Teach Your Mouse New Tricks
Your mouse's scroll wheel can be handy, but it's a one-trick animal. KatMouse adds new functionality to the wheel, making navigating multiple windows easier and faster. The freebie lets you scroll through windows without selecting them first.
KatMouse leaves your keyboard to focus on a given window while allowing your mouse to scroll other open windows. If you IM or e-mail with a browser window open, it's balm to your aching hands.
Another nifty feature sends a window to the bottom of the heap: Click the scroll wheel, and KatMouse banishes the window on which your pointer rests to the back of the queue. When you have a big window blocking others, this action takes less time than clicking around or using the taskbar to bring up other programs.
Though KatMouse doesn't promise to work with every program, I found that it worked with the current versions of Firefox and Internet Explorer. Developer Eduard Hiti offers KatMouse for free, but accepts donations for his efforts. Free/donationware.
Go Nuts for Pitaschio
Most PCs could stand some usability upgrades--but who wants to spend hours, or a fortune, getting them? With Pitaschio (yes, that's spelled correctly), making dozens of Windows tweaks is as simple as checking boxes--and it's free.
Pitaschio's very first window presents dozens of check boxes you can use to tweak the taskbar, disable sometimes-troublesome keys (such as Caps Lock and Insert) or the maximize and minimize buttons on windows, and more. The Autoraise function pulls to the top any window you mouse over.
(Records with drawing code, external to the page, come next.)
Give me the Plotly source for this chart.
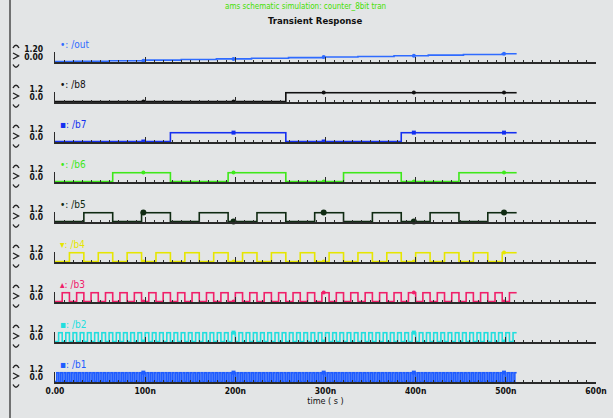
import numpy as np
import plotly.graph_objects as go

# ---------------- data ----------------
signal_names = ["/out", "/b8", "/b7", "/b6", "/b5", "/b4", "/b3", "/b2", "/b1"]
legend_marks = ["•", "•", "▪", "•", "•", "▾", "▴", "▪", "▪"]
signal_colors = ["#2f6bff", "#111111", "#1530f0", "#3ee81a", "#0f2a12",
                 "#e6e600", "#f0206a", "#22dede", "#1f5cff"]

# digital counter bits: half period (ns) of each bit, b8 ... b1
bit_half_period_ns = [256, 128, 64, 32, 16, 8, 4, 2]
bit_high_level = 1.2
stop_time_ns = 512

# analog output staircase (/out)
out_time_ns = [0, 20, 60, 100, 140, 179, 218, 259, 297, 336, 376, 414, 453, 496, 512]
out_value = [0.0, 0.03, 0.10, 0.18, 0.26, 0.35, 0.43, 0.52, 0.60, 0.68, 0.77, 0.86, 0.94, 1.05, 1.05]

marker_time_ns = [98, 198, 298, 398, 498]

x_tick_vals = [0, 100, 200, 300, 400, 500, 600]
x_tick_text = ["0.00", "100n", "200n", "300n", "400n", "500n", "600n"]
y_tick_text_bits = ["0.0", "1.2"]
y_tick_text_out = ["0.00", "1.20"]

# ---------------- layout helpers ----------------
W, H = 613, 418
def px_x(p):
    return p / W
def px_y(p):
    return 1 - p / H

baselines = [61.5, 101.5, 141.5, 181.5, 221.5, 261.5, 301.5, 341.5, 381.5]
y_range = [-0.08, 1.32]
px_per_unit = 7.4
x_left, x_right = 55, 596

FONT_N = "DejaVu Sans Condensed, Liberation Sans Narrow, Roboto Condensed, Arial Narrow, Liberation Sans, sans-serif"

fig = go.Figure()
layout = dict(
    width=W, height=H, autosize=False,
    margin=dict(l=0, r=0, t=0, b=0, pad=0),
    paper_bgcolor="#e3e5e6", plot_bgcolor="rgba(0,0,0,0)",
    showlegend=False,
)

shapes = []
annotations = []

def step_lookup(xs, ys, t):
    idx = int(np.searchsorted(xs, t, side="right")) - 1
    return ys[max(idx, 0)]

for i, name in enumerate(signal_names):
    n = i + 1
    xa = "x" if n == 1 else f"x{n}"
    ya = "y" if n == 1 else f"y{n}"
    color = signal_colors[i]
    if i == 0:
        xs = np.array(out_time_ns, dtype=float)
        ys = np.array(out_value, dtype=float)
    else:
        half = bit_half_period_ns[i - 1]
        xs = np.arange(0, stop_time_ns + half, half, dtype=float)
        ys = np.array([0.0 if k % 2 == 0 else bit_high_level for k in range(len(xs))])
        ys[-1] = ys[-2]
    fig.add_trace(go.Scatter(x=xs, y=ys, mode="lines", line=dict(color=color, width=1.6, shape="hv"),
                             xaxis=xa, yaxis=ya, hoverinfo="skip"))
    my = [step_lookup(xs, ys, t) for t in marker_time_ns]
    fig.add_trace(go.Scatter(x=marker_time_ns, y=my, mode="markers",
                             marker=dict(color=color, size=4 if i != 4 else 6,
                                         symbol="square" if i in (2, 7, 8) else "circle"),
                             cliponaxis=False, xaxis=xa, yaxis=ya, hoverinfo="skip"))

    b = baselines[i]
    bottom_px = b + (0 - y_range[0]) * px_per_unit
    top_px = b - (y_range[1]) * px_per_unit
    last = (i == len(signal_names) - 1)
    layout["xaxis" if n == 1 else f"xaxis{n}"] = dict(
        domain=[px_x(x_left), px_x(x_right)], anchor=ya, range=[0, 600], automargin=False,
        showgrid=False, zeroline=False, showline=True, linecolor="#2a2a2a", linewidth=1.5,
        ticks="inside", ticklen=5, tickwidth=1, tickcolor="#2a2a2a",
        tickvals=x_tick_vals, ticktext=[f"<b>{t}</b>" for t in x_tick_text], showticklabels=last,
        tickfont=dict(family=FONT_N, size=8.5, color="#111"),
        minor=dict(dtick=10, ticks="inside", ticklen=2.5, tickcolor="#2a2a2a", showgrid=False),
        title=dict(text="time ( s )", font=dict(family=FONT_N, size=9, color="#111"), standoff=1) if last else None,
        fixedrange=True,
    )
    layout["yaxis" if n == 1 else f"yaxis{n}"] = dict(
        domain=[px_y(bottom_px), px_y(top_px)], anchor=xa, range=y_range, automargin=False,
        showgrid=False, zeroline=False, showline=True, linecolor="#2a2a2a", linewidth=1.2,
        ticks="inside", ticklen=2, tickcolor="#2a2a2a",
        tickvals=[0, 1.2], ticktext=[f"<b>{t}</b>" for t in (y_tick_text_out if i == 0 else y_tick_text_bits)],
        tickfont=dict(family=FONT_N, size=8.5, color="#111"),
        ticklabelshift=-4, ticklabelstandoff=9, fixedrange=True,
    )

    # signal label
    annotations.append(dict(x=px_x(58), y=px_y(b - 17), xref="paper", yref="paper",
                            text=f"{legend_marks[i]}: {name}", showarrow=False,
                            xanchor="left", yanchor="middle",
                            font=dict(family=FONT_N, size=10, color=color)))
    # expand / collapse chevrons
    lc = "#222"
    shapes.append(dict(type="path", xref="paper", yref="paper",
                       path=f"M {px_x(13)},{px_y(b-13.5)} Q {px_x(16)},{px_y(b-19)} {px_x(19)},{px_y(b-13.5)}",
                       line=dict(color=lc, width=1.4)))
    shapes.append(dict(type="path", xref="paper", yref="paper",
                       path=f"M {px_x(13)},{px_y(b-8.5)} L {px_x(18.5)},{px_y(b-5.5)} L {px_x(13)},{px_y(b-2.5)}",
                       line=dict(color=lc, width=1.4)))
    shapes.append(dict(type="path", xref="paper", yref="paper",
                       path=f"M {px_x(13)},{px_y(b+3)} Q {px_x(16)},{px_y(b+8.5)} {px_x(19)},{px_y(b+3)}",
                       line=dict(color=lc, width=1.4)))

# left window border
shapes.append(dict(type="line", xref="paper", yref="paper", x0=px_x(10), x1=px_x(10), y0=0, y1=1,
                   line=dict(color="#4a4a4a", width=1.5)))

annotations.append(dict(x=px_x(315), y=px_y(20), xref="paper", yref="paper", text="<b>Transient Response</b>",
                        showarrow=False, xanchor="center", yanchor="middle",
                        font=dict(family=FONT_N, size=9.5, color="#111")))
annotations.append(dict(x=px_x(305), y=px_y(0), xref="paper", yref="paper",
                        text="ams schematic simulation: counter_8bit tran",
                        showarrow=False, xanchor="center", yanchor="top",
                        font=dict(family=FONT_N, size=8, color="#44e000")))

layout["shapes"] = shapes
layout["annotations"] = annotations
fig.update_layout(**layout)
fig.write_html("out.html", config={"displayModeBar": False, "staticPlot": True},
               post_script="document.body.style.margin='0';document.body.style.overflow='hidden';")
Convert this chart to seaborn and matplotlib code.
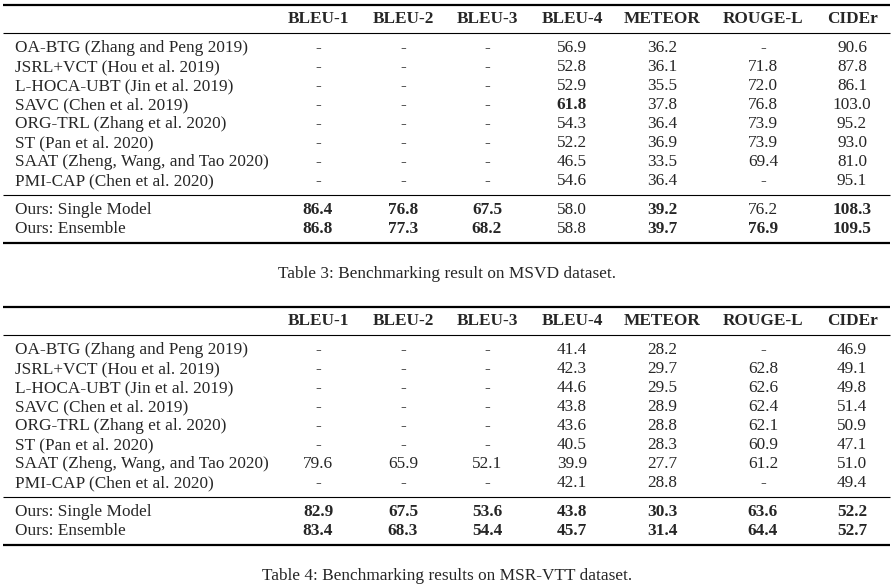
import matplotlib
matplotlib.use("Agg")
import matplotlib.pyplot as plt
import seaborn as sns

# Table content
metrics = ["BLEU-1", "BLEU-2", "BLEU-3", "BLEU-4", "METEOR", "ROUGE-L", "CIDEr"]
methods = [
    "OA-BTG (Zhang and Peng 2019)",
    "JSRL+VCT (Hou et al. 2019)",
    "L-HOCA-UBT (Jin et al. 2019)",
    "SAVC (Chen et al. 2019)",
    "ORG-TRL (Zhang et al. 2020)",
    "ST (Pan et al. 2020)",
    "SAAT (Zheng, Wang, and Tao 2020)",
    "PMI-CAP (Chen et al. 2020)",
]
ours = ["Ours: Single Model", "Ours: Ensemble"]

# MSVD (None = not reported)
msvd = [
    [None, None, None, 56.9, 36.2, None, 90.6],
    [None, None, None, 52.8, 36.1, 71.8, 87.8],
    [None, None, None, 52.9, 35.5, 72.0, 86.1],
    [None, None, None, 61.8, 37.8, 76.8, 103.0],
    [None, None, None, 54.3, 36.4, 73.9, 95.2],
    [None, None, None, 52.2, 36.9, 73.9, 93.0],
    [None, None, None, 46.5, 33.5, 69.4, 81.0],
    [None, None, None, 54.6, 36.4, None, 95.1],
]
msvd_ours = [
    [86.4, 76.8, 67.5, 58.0, 39.2, 76.2, 108.3],
    [86.8, 77.3, 68.2, 58.8, 39.7, 76.9, 109.5],
]
msvd_bold = [(3, 3)]  # (row, col) in methods
msvd_ours_bold = [
    [1, 1, 1, 0, 1, 0, 1],
    [1, 1, 1, 0, 1, 1, 1],
]

# MSR-VTT
msrvtt = [
    [None, None, None, 41.4, 28.2, None, 46.9],
    [None, None, None, 42.3, 29.7, 62.8, 49.1],
    [None, None, None, 44.6, 29.5, 62.6, 49.8],
    [None, None, None, 43.8, 28.9, 62.4, 51.4],
    [None, None, None, 43.6, 28.8, 62.1, 50.9],
    [None, None, None, 40.5, 28.3, 60.9, 47.1],
    [79.6, 65.9, 52.1, 39.9, 27.7, 61.2, 51.0],
    [None, None, None, 42.1, 28.8, None, 49.4],
]
msrvtt_ours = [
    [82.9, 67.5, 53.6, 43.8, 30.3, 63.6, 52.2],
    [83.4, 68.3, 54.4, 45.7, 31.4, 64.4, 52.7],
]
msrvtt_bold = []
msrvtt_ours_bold = [
    [1, 1, 1, 1, 1, 1, 1],
    [1, 1, 1, 1, 1, 1, 1],
]

captions = [
    "Table 3: Benchmarking result on MSVD dataset.",
    "Table 4: Benchmarking results on MSR-VTT dataset.",
]

sns.set_theme(style="white")
plt.rcParams["font.family"] = ["Liberation Serif", "DejaVu Serif"]

fig = plt.figure(figsize=(8.93, 5.86), dpi=100)
ax = fig.add_axes([0, 0, 1, 1])
ax.set_xlim(0, 893)
ax.set_ylim(586, 0)
ax.axis("off")

col_x = [318, 403, 487, 572, 662, 763, 852]
label_x = 15
fs = 12.4
row_h = 19


def fmt(v):
    return "-" if v is None else f"{v:.1f}"


def draw_table(top, rows, rows_bold, ours_rows, ours_bold, caption):
    ax.hlines(top, 3, 890, color="black", lw=1.6)
    for x, m in zip(col_x, metrics):
        ax.text(x, top + 14, m, ha="center", va="center", fontsize=fs, fontweight="bold")
    ax.hlines(top + 28, 3, 890, color="black", lw=0.8)
    for i, (name, vals) in enumerate(zip(methods, rows)):
        y = top + 43 + i * row_h
        ax.text(label_x, y, name, ha="left", va="center", fontsize=fs)
        for j, v in enumerate(vals):
            w = "bold" if (i, j) in rows_bold else "normal"
            ax.text(col_x[j], y, fmt(v), ha="center", va="center", fontsize=fs, fontweight=w)
    mid = top + 43 + len(methods) * row_h - 5
    ax.hlines(mid, 3, 890, color="black", lw=0.8)
    for i, (name, vals) in enumerate(zip(ours, ours_rows)):
        y = mid + 15 + i * row_h
        ax.text(label_x, y, name, ha="left", va="center", fontsize=fs)
        for j, v in enumerate(vals):
            w = "bold" if ours_bold[i][j] else "normal"
            ax.text(col_x[j], y, fmt(v), ha="center", va="center", fontsize=fs, fontweight=w)
    bottom = mid + 15 + len(ours) * row_h - 5
    ax.hlines(bottom, 3, 890, color="black", lw=1.6)
    ax.text(447, bottom + 31, caption, ha="center", va="center", fontsize=fs)


draw_table(5, msvd, msvd_bold, msvd_ours, msvd_ours_bold, captions[0])
draw_table(307, msrvtt, msrvtt_bold, msrvtt_ours, msrvtt_ours_bold, captions[1])

fig.savefig("out.png", dpi=100, facecolor="white")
Mouse shortcuts deliver extra power, activating different functions depending on where you click (desktop, taskbar, title bar). You can customize each mouse or mouse-and-key combo by assigning options such as turning off the monitor, opening Control Panel, and changing virtual desktops.
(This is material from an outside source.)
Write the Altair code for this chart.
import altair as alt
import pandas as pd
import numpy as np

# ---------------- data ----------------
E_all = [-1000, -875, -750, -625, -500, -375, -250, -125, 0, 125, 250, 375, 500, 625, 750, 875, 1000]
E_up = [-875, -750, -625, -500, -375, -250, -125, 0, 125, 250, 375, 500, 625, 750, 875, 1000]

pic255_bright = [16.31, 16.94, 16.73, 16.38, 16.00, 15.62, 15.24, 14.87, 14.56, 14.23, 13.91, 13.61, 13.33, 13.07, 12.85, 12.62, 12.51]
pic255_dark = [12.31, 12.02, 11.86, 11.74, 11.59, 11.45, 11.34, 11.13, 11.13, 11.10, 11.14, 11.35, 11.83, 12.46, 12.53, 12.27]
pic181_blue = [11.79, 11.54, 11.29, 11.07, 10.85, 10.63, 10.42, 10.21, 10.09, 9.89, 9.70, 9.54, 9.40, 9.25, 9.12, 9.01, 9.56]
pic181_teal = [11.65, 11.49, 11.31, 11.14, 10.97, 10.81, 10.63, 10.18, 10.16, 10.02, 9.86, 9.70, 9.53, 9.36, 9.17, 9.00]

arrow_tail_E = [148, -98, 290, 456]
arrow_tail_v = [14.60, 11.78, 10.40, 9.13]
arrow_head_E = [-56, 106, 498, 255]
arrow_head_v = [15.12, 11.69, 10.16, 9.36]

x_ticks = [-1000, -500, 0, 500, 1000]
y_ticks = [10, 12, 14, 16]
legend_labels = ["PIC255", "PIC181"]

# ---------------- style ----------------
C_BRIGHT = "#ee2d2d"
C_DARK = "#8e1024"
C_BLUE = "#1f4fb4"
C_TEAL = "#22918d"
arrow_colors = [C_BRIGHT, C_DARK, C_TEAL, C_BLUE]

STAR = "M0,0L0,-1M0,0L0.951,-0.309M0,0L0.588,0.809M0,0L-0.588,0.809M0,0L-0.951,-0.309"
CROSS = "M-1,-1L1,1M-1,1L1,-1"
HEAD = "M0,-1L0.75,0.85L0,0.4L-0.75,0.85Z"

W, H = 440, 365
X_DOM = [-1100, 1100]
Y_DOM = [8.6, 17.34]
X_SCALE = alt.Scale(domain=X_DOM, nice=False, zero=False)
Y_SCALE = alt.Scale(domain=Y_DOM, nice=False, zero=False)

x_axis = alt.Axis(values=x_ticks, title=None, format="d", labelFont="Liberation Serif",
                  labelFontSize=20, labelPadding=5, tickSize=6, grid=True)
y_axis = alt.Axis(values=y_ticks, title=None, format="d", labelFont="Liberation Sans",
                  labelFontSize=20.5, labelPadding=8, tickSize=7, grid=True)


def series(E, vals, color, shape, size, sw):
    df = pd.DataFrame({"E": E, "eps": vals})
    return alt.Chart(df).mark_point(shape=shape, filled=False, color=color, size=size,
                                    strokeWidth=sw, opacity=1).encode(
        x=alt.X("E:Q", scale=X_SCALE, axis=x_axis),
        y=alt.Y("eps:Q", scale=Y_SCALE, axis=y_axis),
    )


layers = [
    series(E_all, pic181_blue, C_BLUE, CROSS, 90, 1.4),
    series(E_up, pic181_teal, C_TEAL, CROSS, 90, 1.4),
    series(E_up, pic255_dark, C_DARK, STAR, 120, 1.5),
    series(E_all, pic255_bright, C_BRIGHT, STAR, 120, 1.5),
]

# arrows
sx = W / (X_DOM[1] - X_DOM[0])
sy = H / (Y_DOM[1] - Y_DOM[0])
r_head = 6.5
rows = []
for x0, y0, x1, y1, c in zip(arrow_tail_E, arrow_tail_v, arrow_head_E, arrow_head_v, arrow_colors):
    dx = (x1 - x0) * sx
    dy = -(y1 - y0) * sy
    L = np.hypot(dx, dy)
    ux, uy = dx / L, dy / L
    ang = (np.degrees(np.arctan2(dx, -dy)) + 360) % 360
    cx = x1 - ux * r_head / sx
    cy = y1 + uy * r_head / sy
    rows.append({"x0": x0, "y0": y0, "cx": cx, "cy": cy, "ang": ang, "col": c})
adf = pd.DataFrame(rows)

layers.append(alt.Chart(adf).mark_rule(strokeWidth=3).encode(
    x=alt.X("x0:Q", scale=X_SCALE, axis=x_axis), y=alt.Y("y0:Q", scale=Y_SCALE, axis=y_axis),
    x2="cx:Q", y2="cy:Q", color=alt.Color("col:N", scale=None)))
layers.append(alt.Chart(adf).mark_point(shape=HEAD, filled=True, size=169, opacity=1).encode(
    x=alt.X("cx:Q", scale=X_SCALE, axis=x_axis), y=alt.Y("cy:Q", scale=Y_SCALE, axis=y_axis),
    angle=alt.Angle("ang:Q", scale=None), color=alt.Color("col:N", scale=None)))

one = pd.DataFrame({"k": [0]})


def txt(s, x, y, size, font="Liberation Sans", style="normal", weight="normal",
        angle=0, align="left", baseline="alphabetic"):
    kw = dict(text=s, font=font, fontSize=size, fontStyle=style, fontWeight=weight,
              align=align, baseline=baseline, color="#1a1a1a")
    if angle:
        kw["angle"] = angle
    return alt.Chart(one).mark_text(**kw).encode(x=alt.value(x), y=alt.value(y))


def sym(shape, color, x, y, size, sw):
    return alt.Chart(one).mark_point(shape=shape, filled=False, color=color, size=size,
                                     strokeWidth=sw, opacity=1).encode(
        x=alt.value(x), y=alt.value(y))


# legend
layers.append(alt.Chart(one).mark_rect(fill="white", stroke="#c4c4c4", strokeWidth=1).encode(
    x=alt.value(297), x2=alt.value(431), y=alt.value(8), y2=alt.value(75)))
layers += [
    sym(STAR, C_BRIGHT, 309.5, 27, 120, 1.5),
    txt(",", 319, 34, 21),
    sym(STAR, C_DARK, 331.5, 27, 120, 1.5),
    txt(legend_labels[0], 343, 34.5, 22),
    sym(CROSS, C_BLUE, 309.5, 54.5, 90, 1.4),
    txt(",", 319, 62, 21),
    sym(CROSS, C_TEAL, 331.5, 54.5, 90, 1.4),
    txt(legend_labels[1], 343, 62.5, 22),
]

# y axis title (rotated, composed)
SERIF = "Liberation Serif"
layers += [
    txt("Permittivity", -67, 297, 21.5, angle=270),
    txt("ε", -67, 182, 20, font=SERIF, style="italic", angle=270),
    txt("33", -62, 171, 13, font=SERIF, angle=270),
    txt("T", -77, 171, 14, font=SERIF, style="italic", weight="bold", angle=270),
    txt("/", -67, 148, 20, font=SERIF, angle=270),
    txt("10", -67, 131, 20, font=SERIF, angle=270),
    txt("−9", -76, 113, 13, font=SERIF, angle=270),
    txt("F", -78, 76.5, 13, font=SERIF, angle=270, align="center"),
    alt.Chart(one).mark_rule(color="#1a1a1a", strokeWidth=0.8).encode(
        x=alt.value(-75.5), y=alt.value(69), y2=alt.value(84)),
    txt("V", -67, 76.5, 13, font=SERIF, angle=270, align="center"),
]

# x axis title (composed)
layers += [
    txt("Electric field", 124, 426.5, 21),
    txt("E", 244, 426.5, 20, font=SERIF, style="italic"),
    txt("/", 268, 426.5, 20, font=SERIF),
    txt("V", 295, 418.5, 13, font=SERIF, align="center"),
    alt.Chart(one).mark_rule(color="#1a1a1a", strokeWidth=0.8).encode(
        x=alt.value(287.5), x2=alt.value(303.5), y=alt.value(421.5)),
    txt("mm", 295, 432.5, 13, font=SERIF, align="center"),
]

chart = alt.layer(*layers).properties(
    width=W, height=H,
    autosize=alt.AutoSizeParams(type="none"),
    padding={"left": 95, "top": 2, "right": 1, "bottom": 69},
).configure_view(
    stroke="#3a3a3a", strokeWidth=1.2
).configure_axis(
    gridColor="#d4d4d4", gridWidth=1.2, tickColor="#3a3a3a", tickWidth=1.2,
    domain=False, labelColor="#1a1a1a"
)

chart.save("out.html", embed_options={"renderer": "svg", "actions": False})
Japanese developer Ara hands out Pitaschio at no charge--yum. Free.
Don't Let 'em Bug You
Stopping an insect infestation is a blast--no, make that a loud implosion. In the seemingly simple arcade-style game Cosmic Bugs, armored insects have invaded your space station and stripped it to the girders. Your mission: Repair the station and crush the bugs.
Grasping the basics is easy. You're under no time limits, and you rarely target bugs directly. Instead, you shoot lines that seal off sections of the station. If you trap bugs inside, the bugs get smooshed--but if the lines don't completely extend before a bug reaches them, your lines become insect chow.
As you sanitize the station, the levels grow more complicated. Some insects crawl along the girders, and other sail through open spaces; each moves at its own rate and in a distinct style, so sealing them all up is a challenge. Various power-ups give you an edge if used wisely. But be warned: The bugs get power-ups, too.
Cosmic Bugs can start your heart pumping, but the lack of time limits lets you proceed at your own pace. I defeated a satisfying 25 levels by the time the hour-long demo expired. Twenty-five down, only 500-odd more to go after paying for the full game. Free 1-hour demo, $20 for full game.